If, instead, it is the product of “communications” strategy—which is to say, a consciously scripted attempt to convey a specific message to the audience—we can only speculate at the intended insinuation.
Does it suggest, for instance, that the individuals in question are less worthy of concern? Does it imply, say, that anyone who expresses concern for the welfare of these individuals is somehow in league with the enemy? Could it leave the impression that such sympathizers might not possess within their souls a sufficient level of support for the troops?
Most concerning may actually be the possibility that the individuals transferred by the Canadian Forces to Afghan authorities are, in fact, members of the Taliban, evildoers intent on doing our men and women harm. Read through a few of the follow-up reports included in yesterday’s release and you will note references to transferred detainees who were subsequently released by Afghan officials. Were our allies in this war letting members of our common enemy go free?
Conversely there is what Richard Colvin wrote in a memo dated April 25, 2007.
“We would recommend that Canada, for reasons of our national interest, establish—and publicly announce that we are establishing—a Canadian capacity to monitor, in both Kandahar and Kabul, the treatment of Afghan detainees following their transfer to Government of Afghanistan (GoA) control,” he reported. “In our view, this would be most effective if accompanied by an attempt to reduce the numbers of Afghans detained by Cdn regular forces and handed to GoA. In our view, detainee methodologies in the field are too expansive, resulting in the detention of a significant number of Afghans who are not/ not insurgents or combatants. This view is shared [by a senior Afghan intelligence official].”
Is it possible then that not all of the individuals transferred to Afghan authorities were evildoers? If so, would those otherwise innocent individuals be more worthy of protection from torture?

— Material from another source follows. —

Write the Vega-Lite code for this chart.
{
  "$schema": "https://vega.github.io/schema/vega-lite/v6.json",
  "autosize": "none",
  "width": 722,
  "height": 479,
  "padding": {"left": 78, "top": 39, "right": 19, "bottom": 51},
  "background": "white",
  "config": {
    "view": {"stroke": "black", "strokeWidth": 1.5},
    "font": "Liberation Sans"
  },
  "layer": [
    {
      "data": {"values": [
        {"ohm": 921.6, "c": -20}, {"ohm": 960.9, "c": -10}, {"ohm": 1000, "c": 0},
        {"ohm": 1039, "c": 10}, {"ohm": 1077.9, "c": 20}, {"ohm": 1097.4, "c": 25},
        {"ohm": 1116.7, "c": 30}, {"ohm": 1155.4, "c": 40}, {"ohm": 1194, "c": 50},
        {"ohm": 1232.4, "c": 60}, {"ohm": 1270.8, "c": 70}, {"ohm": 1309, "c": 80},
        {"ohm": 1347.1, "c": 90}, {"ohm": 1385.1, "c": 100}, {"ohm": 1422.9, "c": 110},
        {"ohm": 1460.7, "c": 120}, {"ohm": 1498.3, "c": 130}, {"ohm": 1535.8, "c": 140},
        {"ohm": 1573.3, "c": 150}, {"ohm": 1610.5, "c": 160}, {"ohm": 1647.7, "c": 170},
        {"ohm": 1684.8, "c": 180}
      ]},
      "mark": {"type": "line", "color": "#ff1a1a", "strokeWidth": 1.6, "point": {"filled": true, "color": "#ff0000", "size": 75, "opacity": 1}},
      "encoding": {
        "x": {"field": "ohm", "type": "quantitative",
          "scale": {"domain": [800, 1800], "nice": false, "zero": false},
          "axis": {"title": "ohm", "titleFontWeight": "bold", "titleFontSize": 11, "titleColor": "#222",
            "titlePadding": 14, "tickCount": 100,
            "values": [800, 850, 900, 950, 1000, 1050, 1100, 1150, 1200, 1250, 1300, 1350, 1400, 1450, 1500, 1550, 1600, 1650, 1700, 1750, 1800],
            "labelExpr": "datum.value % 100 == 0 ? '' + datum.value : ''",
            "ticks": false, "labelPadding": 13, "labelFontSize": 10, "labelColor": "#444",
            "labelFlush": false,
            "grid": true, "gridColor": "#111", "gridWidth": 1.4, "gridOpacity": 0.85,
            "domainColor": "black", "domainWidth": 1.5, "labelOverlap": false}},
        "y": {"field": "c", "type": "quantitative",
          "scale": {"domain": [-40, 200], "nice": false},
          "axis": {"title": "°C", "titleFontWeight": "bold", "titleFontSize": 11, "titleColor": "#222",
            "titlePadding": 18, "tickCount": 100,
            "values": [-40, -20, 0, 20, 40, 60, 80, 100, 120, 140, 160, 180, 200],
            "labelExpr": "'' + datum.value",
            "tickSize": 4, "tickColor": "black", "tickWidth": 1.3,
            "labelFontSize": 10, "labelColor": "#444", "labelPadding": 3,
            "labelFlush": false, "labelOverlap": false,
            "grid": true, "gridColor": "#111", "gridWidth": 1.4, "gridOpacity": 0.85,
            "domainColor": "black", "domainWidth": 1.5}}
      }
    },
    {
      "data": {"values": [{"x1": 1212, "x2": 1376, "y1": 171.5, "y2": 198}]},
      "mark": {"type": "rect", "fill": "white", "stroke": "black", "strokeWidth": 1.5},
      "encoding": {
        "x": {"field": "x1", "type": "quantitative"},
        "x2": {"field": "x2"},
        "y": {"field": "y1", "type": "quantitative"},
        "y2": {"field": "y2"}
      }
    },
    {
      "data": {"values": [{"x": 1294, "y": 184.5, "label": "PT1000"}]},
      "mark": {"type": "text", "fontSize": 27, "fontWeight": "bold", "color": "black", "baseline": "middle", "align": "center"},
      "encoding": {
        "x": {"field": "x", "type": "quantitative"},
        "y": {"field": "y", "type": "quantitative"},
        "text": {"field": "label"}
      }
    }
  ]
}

Alas, that tidy two-word catchphrase does not quite explicitly answer such questions. But in the interests of expanding the discussion, Mr. Baird rose later in the hour to read from one of the documents tabled yesterday.
“Let us look at what certain detainees had to say,” he said. “One detainee, whom I will call Bob, indicated that the food and water he was provided and the things he was given to eat included meat, rice, fruits, bread and beans. He indicated that he was treated well. That is what some of the documents released yesterday said.”

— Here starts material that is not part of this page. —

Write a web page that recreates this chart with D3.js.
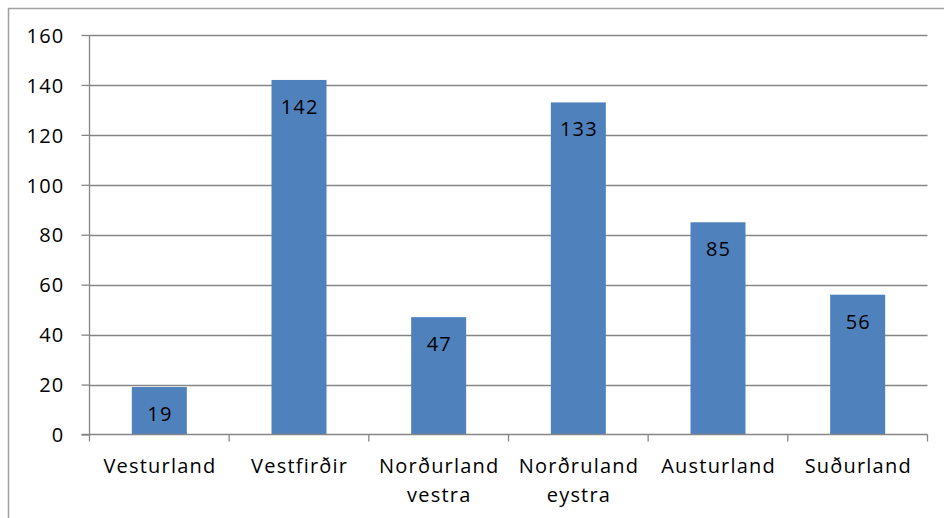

And with that said Mr. Baird returned to his seat and shared a laugh with Tony Clement and Jim Flaherty.
Of course, there was as well the detainee who reported being “beaten with electrical cables while blindfolded.” And the detainee who reported being hit with cables and wires and shocked with electricity. And the detainee who reported being punched in the mouth. And the detainee who said he’d been slapped. And the detainee who reported being knocked unconscious and then beaten with a rubber hose. And the detainee who said he’d been beaten with a power cable. And the detainee who said he’d been beaten with a cable and threatened with death and sexual assault. And the detainee who said three others had “their fingers cut and burned with a lighter.”
Mr. Baird did not bother to give any of these detainees cute pet names. They will have to make due with being known collectively as “Taliban prisoners,” however much or little that is supposed to mean.

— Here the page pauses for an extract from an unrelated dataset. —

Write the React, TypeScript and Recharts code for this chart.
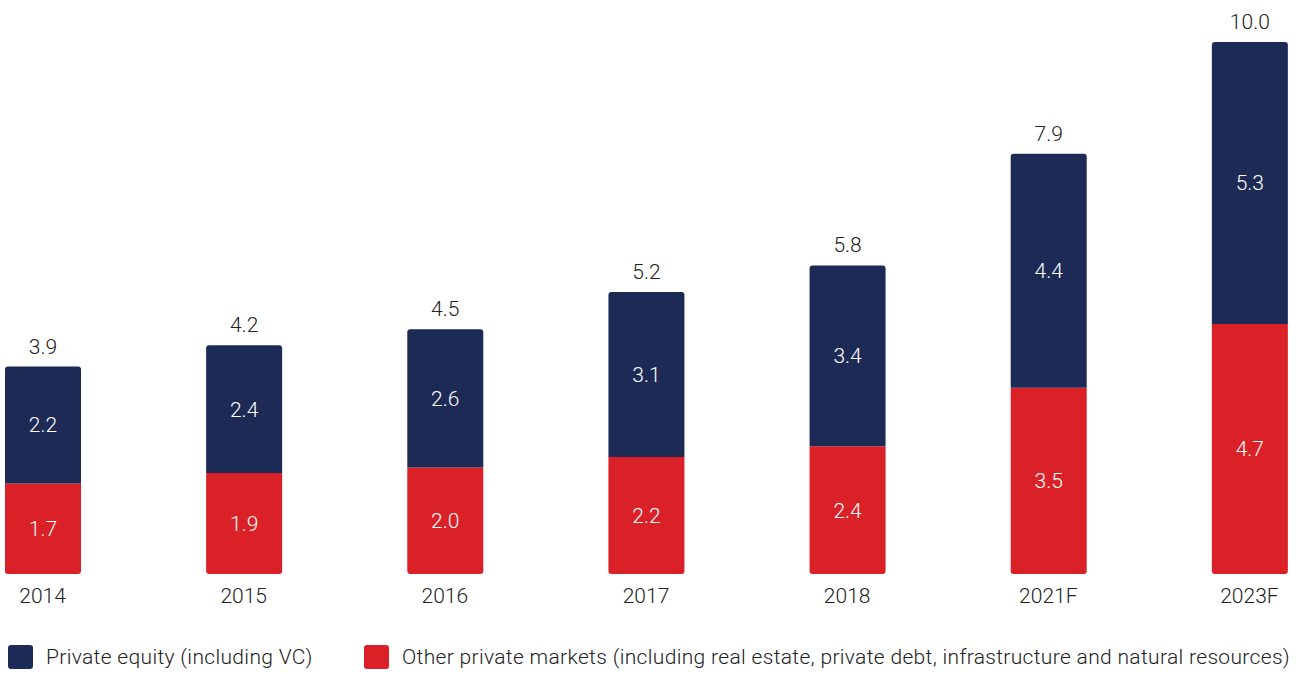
import { BarChart, Bar, XAxis, YAxis, LabelList } from 'recharts'

const years = ['2014', '2015', '2016', '2017', '2018', '2021F', '2023F']
const otherMarkets = [1.7, 1.9, 2.0, 2.2, 2.4, 3.5, 4.7]
const privateEquity = [2.2, 2.4, 2.6, 3.1, 3.4, 4.4, 5.3]
const totals = [3.9, 4.2, 4.5, 5.2, 5.8, 7.9, 10.0]

const NAVY = '#1d2a55'
const RED = '#da2128'
const FONT = 'Roboto, "Noto Sans", sans-serif'
const FS = 21

const data = years.map((year, i) => ({
  year,
  other: otherMarkets[i],
  pe: privateEquity[i],
  total: totals[i],
}))

const fmt = (v: unknown) => Number(v).toFixed(1)

function LegendItem({ color, label }: { color: string; label: string }) {
  return (
    <div style={{ display: 'flex', alignItems: 'center' }}>
      <span
        style={{
          width: 25,
          height: 24,
          borderRadius: 3,
          background: color,
          marginRight: 13,
          display: 'inline-block',
        }}
      />
      <span>{label}</span>
    </div>
  )
}

export default function App() {
  return (
    <div
      style={{
        position: 'absolute',
        left: 0,
        top: 0,
        width: 1307,
        height: 673,
        overflow: 'hidden',
        background: '#fff',
        fontFamily: FONT,
        fontWeight: 300,
        color: '#222',
      }}
    >
      <div style={{ position: 'absolute', left: -58, top: 0 }}>
        <BarChart
          width={1408}
          height={620}
          data={data}
          margin={{ top: 42, right: 0, left: 0, bottom: 0 }}
          barSize={76}
        >
          <XAxis
            dataKey="year"
            height={46}
            tickLine={false}
            axisLine={false}
            tickSize={0}
            tickMargin={14}
            tick={{ fontSize: FS, fill: '#222', fontFamily: FONT, fontWeight: 300 }}
          />
          <YAxis hide domain={[0, 10]} />
          <Bar dataKey="other" stackId="a" fill={RED} radius={[0, 0, 3, 3]} isAnimationActive={false}>
            <LabelList
              dataKey="other"
              position="center"
              formatter={fmt}
              style={{ fontSize: FS, fill: '#fff', fontFamily: FONT, fontWeight: 300 }}
            />
          </Bar>
          <Bar dataKey="pe" stackId="a" fill={NAVY} radius={[3, 3, 0, 0]} isAnimationActive={false}>
            <LabelList
              dataKey="pe"
              position="center"
              formatter={fmt}
              style={{ fontSize: FS, fill: '#fff', fontFamily: FONT, fontWeight: 300 }}
            />
            <LabelList
              dataKey="total"
              position="top"
              offset={13}
              formatter={fmt}
              style={{ fontSize: FS, fill: '#222', fontFamily: FONT, fontWeight: 300 }}
            />
          </Bar>
        </BarChart>
      </div>
      <div
        style={{
          position: 'absolute',
          left: 8,
          top: 645,
          display: 'flex',
          fontSize: FS,
          lineHeight: '24px',
          letterSpacing: 0.33,
        }}
      >
        <div style={{ width: 356 }}>
          <LegendItem color={NAVY} label="Private equity (including VC)" />
        </div>
        <LegendItem
          color={RED}
          label="Other private markets (including real estate, private debt, infrastructure and natural resources)"
        />
      </div>
    </div>
  )
}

The Stats. Asbestos, seven questions. Canada Post and the G8 summit, five questions each. Immigration and Afghanistan, four questions each. Senate, employment, poverty and flooding, two questions each. The disabled, terrorism, bilingualism, railways, fisheries and infrastructure, one question each.
John Baird, 11 answers. Christian Paradis, eight answers. Stephen Harper, six answers. Diane Finley and Jason Kenney, three answers each. Jim Flaherty and Peter Van Loan, two answers each. Steven Fletcher, Keith Ashfield, Lisa Raitt and Denis Lebel, one answer each.